Task prompt
Return each line of the records with nothing changed, pictures excepted.

— START The records —

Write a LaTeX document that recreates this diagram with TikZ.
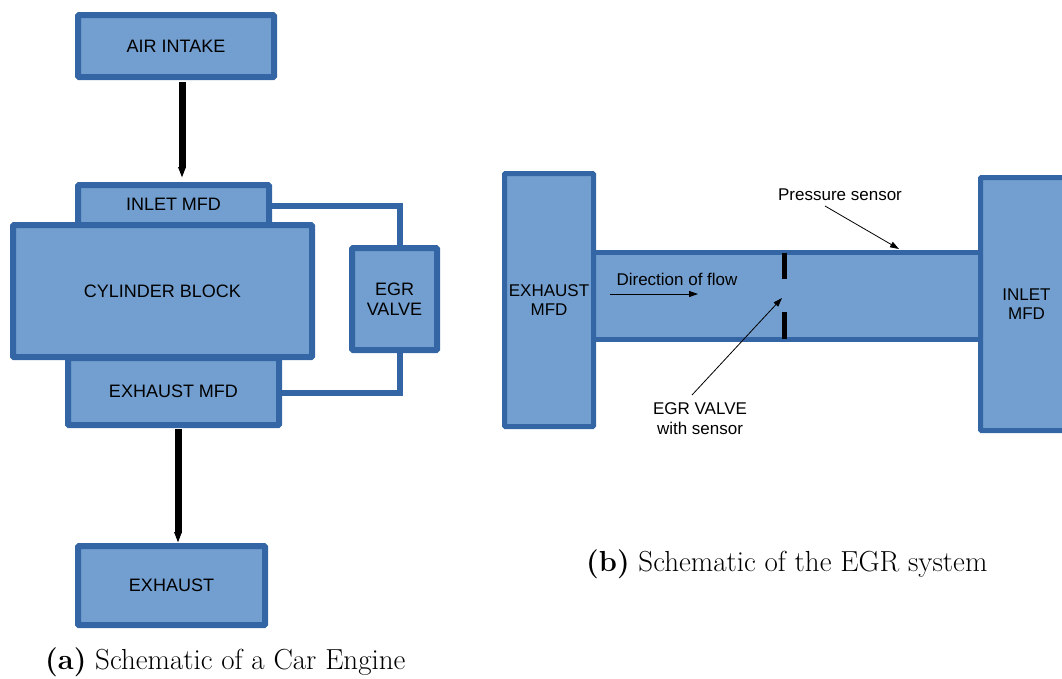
\documentclass[tikz,border=0pt]{standalone}
\usepackage{fontspec}
\setsansfont{Liberation Sans}
\usetikzlibrary{arrows.meta}
\definecolor{boxfill}{HTML}{729FCF}
\definecolor{boxline}{HTML}{3465A4}
\tikzset{
  blk/.style={draw=boxline, fill=boxfill, line width=6pt, rounded corners=1pt, inner sep=0pt,
    font=\sffamily\fontsize{18}{20}\selectfont, align=center},
  blkr/.style={blk, line width=5pt, font=\sffamily\fontsize{17}{19}\selectfont},
  pipeline/.style={draw=boxline, line width=6pt},
  flowarrow/.style={line width=7pt, -{Triangle[length=11pt,width=7pt]}},
  thinarrow/.style={line width=0.8pt, -{Triangle[length=9pt,width=6pt]}},
  lbl/.style={font=\sffamily\fontsize{17}{20}\selectfont, align=center, inner sep=0pt},
  valvebar/.style={line width=5pt, black},
  captext/.style={font=\fontsize{29}{32}\selectfont, inner sep=0pt, anchor=base west}
}
\begin{document}
\begin{tikzpicture}[x=1pt,y=-1pt]
\useasboundingbox (0,0) rectangle (1062,678);
% ---- (a) car engine ----
\node[blk, minimum width=196, minimum height=62] (air) at (176,46) {AIR INTAKE};
\node[blk, minimum width=191, minimum height=40] (inlet) at (173.5,205) {};
\node[blk, minimum width=211, minimum height=67] (exmfd) at (173.5,391.5) {EXHAUST MFD};
\node[blk, minimum width=299, minimum height=132] (cyl) at (162.5,291) {CYLINDER BLOCK};
\node[lbl, font=\sffamily\fontsize{18}{20}\selectfont] (inlettxt) at (173.5,204) {INLET MFD};
\node[blk, minimum width=85, minimum height=102] (egr) at (394.5,299) {EGR\\VALVE};
\node[blk, minimum width=187, minimum height=79] (exh) at (171.5,585.5) {EXHAUST};
\draw[pipeline] ([yshift=-1]inlet.east) -| ([xshift=5.5]egr.north);
\draw[pipeline] ([xshift=5.5]egr.south) |- ([yshift=-1.5]exmfd.east);
\draw[flowarrow, shorten <=2pt, shorten >=4pt] ([xshift=6]air.south) -- ([xshift=8.5]inlet.north);
\draw[flowarrow, shorten <=1pt] ([xshift=4.5]exmfd.south) -- ([xshift=6.5]exh.north);
\node[captext] (capa) at (45,669) {\textbf{(a)} Schematic of a Car Engine};
% ---- (b) EGR system ----
\node[draw=boxline, fill=boxfill, line width=5pt, minimum width=400, minimum height=87, inner sep=0pt] (pipe) at (787,296) {};
\node[blkr, minimum width=89, minimum height=253] (exr) at (549,300) {EXHAUST\\MFD};
\node[blkr, minimum width=92, minimum height=253, text width=92] (inr) at (1026.5,304) {INLET\\MFD};
\coordinate (v1a) at (784,253);
\coordinate (v1b) at (784,279);
\coordinate (v2a) at (784,312);
\coordinate (v2b) at (784,339);
\draw[valvebar] (v1a) -- (v1b);
\draw[valvebar] (v2a) -- (v2b);
\node[lbl] (dir) at (677,279) {Direction of flow};
\coordinate (f1) at (610,294);
\coordinate (f2) at (698,294);
\draw[thinarrow] (f1) -- (f2);
\node[lbl] (egrlbl) at (700,419) {EGR VALVE\\with sensor};
\coordinate (e1) at (692,395);
\coordinate (e2) at (782,298);
\draw[thinarrow] (e1) -- (e2);
\node[lbl] (plbl) at (840,195) {Pressure sensor};
\coordinate (p1) at (825,206);
\coordinate (p2) at (899,249);
\draw[thinarrow] (p1) -- (p2);
\node[captext] (capb) at (586,571) {\textbf{(b)} Schematic of the EGR system};
\end{tikzpicture}
\end{document}
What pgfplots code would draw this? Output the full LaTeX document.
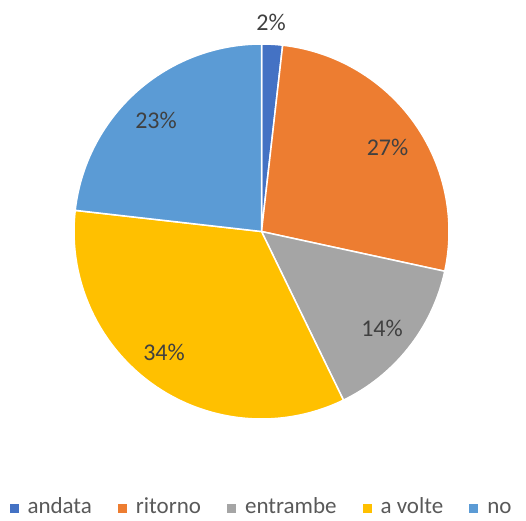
\documentclass[border=0pt]{standalone}
\usepackage{pgfplots}
\pgfplotsset{compat=1.18}
\usepackage{fontspec}
\setmainfont{Carlito}
\definecolor{cA}{HTML}{4472C4}
\definecolor{cB}{HTML}{ED7D31}
\definecolor{cC}{HTML}{A5A5A5}
\definecolor{cD}{HTML}{FFC000}
\definecolor{cE}{HTML}{5B9BD5}
\definecolor{lbl}{HTML}{404040}
\definecolor{leg}{HTML}{595959}

% shares in percent
\def\vA{1.8}  % andata
\def\vB{26.6} % ritorno
\def\vC{14.4} % entrambe
\def\vD{34.0} % a volte
\def\vE{23.2} % no

\pgfmathsetmacro{\aA}{0}
\pgfmathsetmacro{\aB}{\aA+3.6*\vA}
\pgfmathsetmacro{\aC}{\aB+3.6*\vB}
\pgfmathsetmacro{\aD}{\aC+3.6*\vC}
\pgfmathsetmacro{\aE}{\aD+3.6*\vD}
\pgfmathsetmacro{\aF}{\aE+3.6*\vE}

\newcommand{\slice}[3]{%
  \addplot[fill=#1, draw=white, line width=1.5pt, line join=round, forget plot,
    domain=#2:#3, samples=60, variable=\t]
    ({261.5+187.5*sin(\t)},{231.5-187.5*cos(\t)}) -- (axis cs:261.5,231.5) -- cycle;}

\begin{document}
\begin{tikzpicture}
\begin{axis}[
  x=1pt, y=1pt, scale only axis,
  xmin=0, xmax=526, ymin=0, ymax=514, y dir=reverse,
  hide axis, clip=false,
  legend columns=5,
  legend style={draw=none, fill=none, at={(axis cs:261.5,511)}, anchor=center,
    font=\fontsize{23}{27}\selectfont, text=leg,
    nodes={text height=0.72em, text depth=0.22em},
    /tikz/every even column/.append style={column sep=24pt},
    /tikz/every odd column/.append style={column sep=7pt}},
  legend image code/.code={\fill[#1] (0pt,-1.5pt) rectangle (9pt,7.5pt);},
]
\path (axis cs:0,0) rectangle (axis cs:526,514);
\slice{cA}{\aA}{\aB}
\slice{cB}{\aB}{\aC}
\slice{cC}{\aC}{\aD}
\slice{cD}{\aD}{\aE}
\slice{cE}{\aE}{\aF}

\begin{scope}[every node/.style={font=\fontsize{24}{28}\selectfont, text=lbl}]
\node at (axis cs:271,22) {2\%};
\node at (axis cs:387.5,147.5) {27\%};
\node at (axis cs:382,328) {14\%};
\node at (axis cs:164,352) {34\%};
\node at (axis cs:156,120) {23\%};
\end{scope}

\addlegendimage{fill=cA, draw=none}\addlegendentry{andata}
\addlegendimage{fill=cB, draw=none}\addlegendentry{ritorno}
\addlegendimage{fill=cC, draw=none}\addlegendentry{entrambe}
\addlegendimage{fill=cD, draw=none}\addlegendentry{a volte}
\addlegendimage{fill=cE, draw=none}\addlegendentry{no}
\end{axis}
\end{tikzpicture}
\end{document}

— END The records —

The solution
Write a LaTeX document that recreates this diagram with TikZ.
\documentclass[tikz,border=0pt]{standalone}
\usepackage{fontspec}
\setsansfont{Liberation Sans}
\usetikzlibrary{arrows.meta}
\definecolor{boxfill}{HTML}{729FCF}
\definecolor{boxline}{HTML}{3465A4}
\tikzset{
  blk/.style={draw=boxline, fill=boxfill, line width=6pt, rounded corners=1pt, inner sep=0pt,
    font=\sffamily\fontsize{18}{20}\selectfont, align=center},
  blkr/.style={blk, line width=5pt, font=\sffamily\fontsize{17}{19}\selectfont},
  pipeline/.style={draw=boxline, line width=6pt},
  flowarrow/.style={line width=7pt, -{Triangle[length=11pt,width=7pt]}},
  thinarrow/.style={line width=0.8pt, -{Triangle[length=9pt,width=6pt]}},
  lbl/.style={font=\sffamily\fontsize{17}{20}\selectfont, align=center, inner sep=0pt},
  valvebar/.style={line width=5pt, black},
  captext/.style={font=\fontsize{29}{32}\selectfont, inner sep=0pt, anchor=base west}
}
\begin{document}
\begin{tikzpicture}[x=1pt,y=-1pt]
\useasboundingbox (0,0) rectangle (1062,678);
% ---- (a) car engine ----
\node[blk, minimum width=196, minimum height=62] (air) at (176,46) {AIR INTAKE};
\node[blk, minimum width=191, minimum height=40] (inlet) at (173.5,205) {};
\node[blk, minimum width=211, minimum height=67] (exmfd) at (173.5,391.5) {EXHAUST MFD};
\node[blk, minimum width=299, minimum height=132] (cyl) at (162.5,291) {CYLINDER BLOCK};
\node[lbl, font=\sffamily\fontsize{18}{20}\selectfont] (inlettxt) at (173.5,204) {INLET MFD};
\node[blk, minimum width=85, minimum height=102] (egr) at (394.5,299) {EGR\\VALVE};
\node[blk, minimum width=187, minimum height=79] (exh) at (171.5,585.5) {EXHAUST};
\draw[pipeline] ([yshift=-1]inlet.east) -| ([xshift=5.5]egr.north);
\draw[pipeline] ([xshift=5.5]egr.south) |- ([yshift=-1.5]exmfd.east);
\draw[flowarrow, shorten <=2pt, shorten >=4pt] ([xshift=6]air.south) -- ([xshift=8.5]inlet.north);
\draw[flowarrow, shorten <=1pt] ([xshift=4.5]exmfd.south) -- ([xshift=6.5]exh.north);
\node[captext] (capa) at (45,669) {\textbf{(a)} Schematic of a Car Engine};
% ---- (b) EGR system ----
\node[draw=boxline, fill=boxfill, line width=5pt, minimum width=400, minimum height=87, inner sep=0pt] (pipe) at (787,296) {};
\node[blkr, minimum width=89, minimum height=253] (exr) at (549,300) {EXHAUST\\MFD};
\node[blkr, minimum width=92, minimum height=253, text width=92] (inr) at (1026.5,304) {INLET\\MFD};
\coordinate (v1a) at (784,253);
\coordinate (v1b) at (784,279);
\coordinate (v2a) at (784,312);
\coordinate (v2b) at (784,339);
\draw[valvebar] (v1a) -- (v1b);
\draw[valvebar] (v2a) -- (v2b);
\node[lbl] (dir) at (677,279) {Direction of flow};
\coordinate (f1) at (610,294);
\coordinate (f2) at (698,294);
\draw[thinarrow] (f1) -- (f2);
\node[lbl] (egrlbl) at (700,419) {EGR VALVE\\with sensor};
\coordinate (e1) at (692,395);
\coordinate (e2) at (782,298);
\draw[thinarrow] (e1) -- (e2);
\node[lbl] (plbl) at (840,195) {Pressure sensor};
\coordinate (p1) at (825,206);
\coordinate (p2) at (899,249);
\draw[thinarrow] (p1) -- (p2);
\node[captext] (capb) at (586,571) {\textbf{(b)} Schematic of the EGR system};
\end{tikzpicture}
\end{document}
What pgfplots code would draw this? Output the full LaTeX document.
\documentclass[border=0pt]{standalone}
\usepackage{pgfplots}
\pgfplotsset{compat=1.18}
\usepackage{fontspec}
\setmainfont{Carlito}
\definecolor{cA}{HTML}{4472C4}
\definecolor{cB}{HTML}{ED7D31}
\definecolor{cC}{HTML}{A5A5A5}
\definecolor{cD}{HTML}{FFC000}
\definecolor{cE}{HTML}{5B9BD5}
\definecolor{lbl}{HTML}{404040}
\definecolor{leg}{HTML}{595959}

% shares in percent
\def\vA{1.8}  % andata
\def\vB{26.6} % ritorno
\def\vC{14.4} % entrambe
\def\vD{34.0} % a volte
\def\vE{23.2} % no

\pgfmathsetmacro{\aA}{0}
\pgfmathsetmacro{\aB}{\aA+3.6*\vA}
\pgfmathsetmacro{\aC}{\aB+3.6*\vB}
\pgfmathsetmacro{\aD}{\aC+3.6*\vC}
\pgfmathsetmacro{\aE}{\aD+3.6*\vD}
\pgfmathsetmacro{\aF}{\aE+3.6*\vE}

\newcommand{\slice}[3]{%
  \addplot[fill=#1, draw=white, line width=1.5pt, line join=round, forget plot,
    domain=#2:#3, samples=60, variable=\t]
    ({261.5+187.5*sin(\t)},{231.5-187.5*cos(\t)}) -- (axis cs:261.5,231.5) -- cycle;}

\begin{document}
\begin{tikzpicture}
\begin{axis}[
  x=1pt, y=1pt, scale only axis,
  xmin=0, xmax=526, ymin=0, ymax=514, y dir=reverse,
  hide axis, clip=false,
  legend columns=5,
  legend style={draw=none, fill=none, at={(axis cs:261.5,511)}, anchor=center,
    font=\fontsize{23}{27}\selectfont, text=leg,
    nodes={text height=0.72em, text depth=0.22em},
    /tikz/every even column/.append style={column sep=24pt},
    /tikz/every odd column/.append style={column sep=7pt}},
  legend image code/.code={\fill[#1] (0pt,-1.5pt) rectangle (9pt,7.5pt);},
]
\path (axis cs:0,0) rectangle (axis cs:526,514);
\slice{cA}{\aA}{\aB}
\slice{cB}{\aB}{\aC}
\slice{cC}{\aC}{\aD}
\slice{cD}{\aD}{\aE}
\slice{cE}{\aE}{\aF}

\begin{scope}[every node/.style={font=\fontsize{24}{28}\selectfont, text=lbl}]
\node at (axis cs:271,22) {2\%};
\node at (axis cs:387.5,147.5) {27\%};
\node at (axis cs:382,328) {14\%};
\node at (axis cs:164,352) {34\%};
\node at (axis cs:156,120) {23\%};
\end{scope}

\addlegendimage{fill=cA, draw=none}\addlegendentry{andata}
\addlegendimage{fill=cB, draw=none}\addlegendentry{ritorno}
\addlegendimage{fill=cC, draw=none}\addlegendentry{entrambe}
\addlegendimage{fill=cD, draw=none}\addlegendentry{a volte}
\addlegendimage{fill=cE, draw=none}\addlegendentry{no}
\end{axis}
\end{tikzpicture}
\end{document}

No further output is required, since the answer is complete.